Rejecting this, the SC said: “It is undoubtedly clarified by the Constitution Benches of this Court that the same cannot promptly be deemed to override any other rights so provided by the enactments of the legislature”.
“One cannot read Section 3 of the 1986 Act containing the non-obstante clause so as to restrict or diminish the right to maintenance of a divorced Muslim woman under Section 125 of the CrPC and neither is it a substitute for the latter.

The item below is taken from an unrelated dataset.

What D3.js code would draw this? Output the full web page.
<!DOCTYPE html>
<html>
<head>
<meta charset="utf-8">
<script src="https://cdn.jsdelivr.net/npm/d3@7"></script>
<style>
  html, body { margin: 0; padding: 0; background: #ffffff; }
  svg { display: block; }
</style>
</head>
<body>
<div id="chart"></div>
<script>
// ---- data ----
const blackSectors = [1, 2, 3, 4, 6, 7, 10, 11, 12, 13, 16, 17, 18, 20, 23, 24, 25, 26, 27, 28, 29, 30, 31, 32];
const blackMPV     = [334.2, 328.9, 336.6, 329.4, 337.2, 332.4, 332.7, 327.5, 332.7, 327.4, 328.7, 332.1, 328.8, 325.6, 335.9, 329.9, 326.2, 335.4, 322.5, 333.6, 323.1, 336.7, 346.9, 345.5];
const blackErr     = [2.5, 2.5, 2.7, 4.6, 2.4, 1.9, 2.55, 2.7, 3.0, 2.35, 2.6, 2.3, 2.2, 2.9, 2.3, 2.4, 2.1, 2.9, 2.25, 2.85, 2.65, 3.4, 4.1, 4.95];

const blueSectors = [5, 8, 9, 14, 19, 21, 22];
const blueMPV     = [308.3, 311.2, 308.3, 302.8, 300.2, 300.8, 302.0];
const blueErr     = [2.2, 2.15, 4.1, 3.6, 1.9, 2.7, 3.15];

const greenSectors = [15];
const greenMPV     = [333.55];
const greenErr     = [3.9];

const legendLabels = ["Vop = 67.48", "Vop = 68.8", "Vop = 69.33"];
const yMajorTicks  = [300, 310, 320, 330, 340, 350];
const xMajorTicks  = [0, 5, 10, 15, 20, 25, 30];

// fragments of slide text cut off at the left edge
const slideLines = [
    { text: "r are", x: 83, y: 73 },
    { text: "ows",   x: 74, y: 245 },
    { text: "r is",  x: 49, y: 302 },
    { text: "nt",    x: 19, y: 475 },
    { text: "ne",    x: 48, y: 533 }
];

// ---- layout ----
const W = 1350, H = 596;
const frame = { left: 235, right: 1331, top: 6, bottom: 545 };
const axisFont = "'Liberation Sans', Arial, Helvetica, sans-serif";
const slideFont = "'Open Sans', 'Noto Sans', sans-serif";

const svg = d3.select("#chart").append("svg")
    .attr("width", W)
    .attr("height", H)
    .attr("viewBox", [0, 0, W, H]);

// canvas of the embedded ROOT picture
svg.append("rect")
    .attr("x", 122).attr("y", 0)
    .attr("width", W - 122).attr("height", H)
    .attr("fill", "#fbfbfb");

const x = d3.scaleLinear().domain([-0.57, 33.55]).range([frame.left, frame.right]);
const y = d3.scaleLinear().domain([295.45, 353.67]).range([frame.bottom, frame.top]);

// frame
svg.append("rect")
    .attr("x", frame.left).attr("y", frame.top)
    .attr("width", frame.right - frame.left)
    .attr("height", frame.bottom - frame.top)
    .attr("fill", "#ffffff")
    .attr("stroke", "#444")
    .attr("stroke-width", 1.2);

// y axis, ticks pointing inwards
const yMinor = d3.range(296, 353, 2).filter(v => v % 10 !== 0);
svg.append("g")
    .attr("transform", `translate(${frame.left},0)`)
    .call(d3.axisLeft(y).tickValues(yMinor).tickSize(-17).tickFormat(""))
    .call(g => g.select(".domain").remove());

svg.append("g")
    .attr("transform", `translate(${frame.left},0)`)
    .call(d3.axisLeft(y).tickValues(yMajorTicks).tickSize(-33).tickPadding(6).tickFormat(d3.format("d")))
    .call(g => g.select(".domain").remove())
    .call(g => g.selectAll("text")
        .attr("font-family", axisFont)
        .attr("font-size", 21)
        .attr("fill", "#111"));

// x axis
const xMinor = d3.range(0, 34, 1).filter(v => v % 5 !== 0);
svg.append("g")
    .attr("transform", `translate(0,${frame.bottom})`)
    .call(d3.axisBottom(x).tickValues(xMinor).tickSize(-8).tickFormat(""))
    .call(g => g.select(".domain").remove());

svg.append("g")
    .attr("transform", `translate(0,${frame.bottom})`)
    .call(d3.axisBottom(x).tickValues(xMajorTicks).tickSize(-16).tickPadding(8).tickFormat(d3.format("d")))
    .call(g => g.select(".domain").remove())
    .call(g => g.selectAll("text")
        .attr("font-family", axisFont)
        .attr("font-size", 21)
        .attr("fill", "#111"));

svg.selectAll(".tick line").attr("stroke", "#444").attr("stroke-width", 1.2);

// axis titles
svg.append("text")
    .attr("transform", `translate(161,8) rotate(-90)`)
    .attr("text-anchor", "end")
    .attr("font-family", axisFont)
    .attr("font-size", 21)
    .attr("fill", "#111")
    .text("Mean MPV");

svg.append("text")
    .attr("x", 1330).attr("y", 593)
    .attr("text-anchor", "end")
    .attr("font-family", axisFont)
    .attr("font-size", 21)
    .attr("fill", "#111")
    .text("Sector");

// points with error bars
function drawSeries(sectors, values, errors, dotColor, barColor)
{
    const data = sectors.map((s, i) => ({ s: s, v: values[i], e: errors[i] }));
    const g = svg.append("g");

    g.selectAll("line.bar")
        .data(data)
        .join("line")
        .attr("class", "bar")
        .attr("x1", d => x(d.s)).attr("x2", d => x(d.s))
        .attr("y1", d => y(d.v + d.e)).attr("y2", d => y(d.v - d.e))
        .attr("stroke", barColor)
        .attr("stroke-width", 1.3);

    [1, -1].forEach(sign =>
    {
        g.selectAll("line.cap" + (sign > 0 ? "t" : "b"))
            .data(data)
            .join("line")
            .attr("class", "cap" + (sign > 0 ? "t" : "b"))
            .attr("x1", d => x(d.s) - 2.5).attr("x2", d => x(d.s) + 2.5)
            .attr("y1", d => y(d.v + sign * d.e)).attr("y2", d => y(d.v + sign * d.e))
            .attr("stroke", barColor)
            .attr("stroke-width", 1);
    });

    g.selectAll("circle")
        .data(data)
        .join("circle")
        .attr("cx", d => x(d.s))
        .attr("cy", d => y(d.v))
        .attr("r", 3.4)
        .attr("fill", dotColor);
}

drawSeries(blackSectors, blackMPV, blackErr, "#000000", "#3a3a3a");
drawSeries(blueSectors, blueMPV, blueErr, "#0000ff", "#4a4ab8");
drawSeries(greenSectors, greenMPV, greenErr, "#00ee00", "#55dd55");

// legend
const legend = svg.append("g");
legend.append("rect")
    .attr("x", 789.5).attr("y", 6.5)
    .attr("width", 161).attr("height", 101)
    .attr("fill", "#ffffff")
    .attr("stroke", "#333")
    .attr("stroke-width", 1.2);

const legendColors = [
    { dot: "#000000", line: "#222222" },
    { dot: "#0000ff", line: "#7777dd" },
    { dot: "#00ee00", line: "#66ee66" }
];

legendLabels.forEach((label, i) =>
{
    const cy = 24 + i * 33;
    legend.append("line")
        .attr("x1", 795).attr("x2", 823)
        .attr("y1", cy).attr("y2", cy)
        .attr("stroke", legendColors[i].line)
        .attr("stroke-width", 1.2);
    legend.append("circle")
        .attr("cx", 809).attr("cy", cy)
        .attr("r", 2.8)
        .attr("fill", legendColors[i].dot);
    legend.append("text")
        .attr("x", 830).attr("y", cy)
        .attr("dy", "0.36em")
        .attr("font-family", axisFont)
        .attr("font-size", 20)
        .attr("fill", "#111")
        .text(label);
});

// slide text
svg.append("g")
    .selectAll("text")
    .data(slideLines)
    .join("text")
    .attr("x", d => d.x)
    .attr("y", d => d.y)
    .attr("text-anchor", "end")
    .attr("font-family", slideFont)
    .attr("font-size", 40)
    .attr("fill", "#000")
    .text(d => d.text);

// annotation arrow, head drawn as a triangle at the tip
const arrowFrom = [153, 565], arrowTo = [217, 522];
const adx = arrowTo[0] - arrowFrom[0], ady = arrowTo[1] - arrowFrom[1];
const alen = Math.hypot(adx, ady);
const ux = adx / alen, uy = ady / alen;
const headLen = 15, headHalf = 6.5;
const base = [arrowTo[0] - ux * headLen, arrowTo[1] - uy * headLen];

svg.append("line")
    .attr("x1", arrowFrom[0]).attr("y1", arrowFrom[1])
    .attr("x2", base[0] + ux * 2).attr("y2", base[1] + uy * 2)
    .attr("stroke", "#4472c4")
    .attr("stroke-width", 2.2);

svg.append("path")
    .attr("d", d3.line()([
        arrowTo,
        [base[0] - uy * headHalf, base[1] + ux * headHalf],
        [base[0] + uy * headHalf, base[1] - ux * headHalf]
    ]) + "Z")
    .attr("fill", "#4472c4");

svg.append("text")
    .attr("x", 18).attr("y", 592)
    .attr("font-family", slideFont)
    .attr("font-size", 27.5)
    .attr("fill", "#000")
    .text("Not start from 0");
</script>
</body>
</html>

Such an interpretation would be regressive, anti-divorced Muslim woman and contrary to Articles 14 and 15(1) and (3) as well as Article 39(e) of the Constitution of India,” Justice Nagarathna said.
Referring to the September 2001 judgement in the Danial Latifi & Another vs Union Of India case, where a Constitution Bench of the SC upheld the constitutional validity of the 1986 Act, she said: “The constitutionality… was upheld only on the basis of the expansive, purposive and progressive interpretation that harmonised the rights under secular and personal law”.
“I therefore reiterate that the 1986 Act does not take away rights that divorced Muslim women have either under personal law or under Section 125 of the CrPC. I do not find any inconsistency between the provisions of the 1986 Act and Section 125 of the CrPC. Thus, a Muslim divorced wife is entitled to maintenance under Section 125 CrPC irrespective of her personal law,” she wrote.
Justice Nagarathna said the definition of “divorced woman” under the 1986 Act would include only a Muslim woman who has married and divorced according to Muslim law. But if a Muslim woman has been married under the Special Marriage Act, she cannot get the benefit of the 1986 Act. Such a Muslim woman, who is divorced, would have to proceed either under the provisions of the Special Marriage Act, 1954 and/or under Section 125 of the CrPC. “Therefore, the protective provision of Section 125 ought to remain available to every divorced Muslim woman to avoid the absurd outcome of a section of Muslim women being left remediless under the 1986 Act,” she said.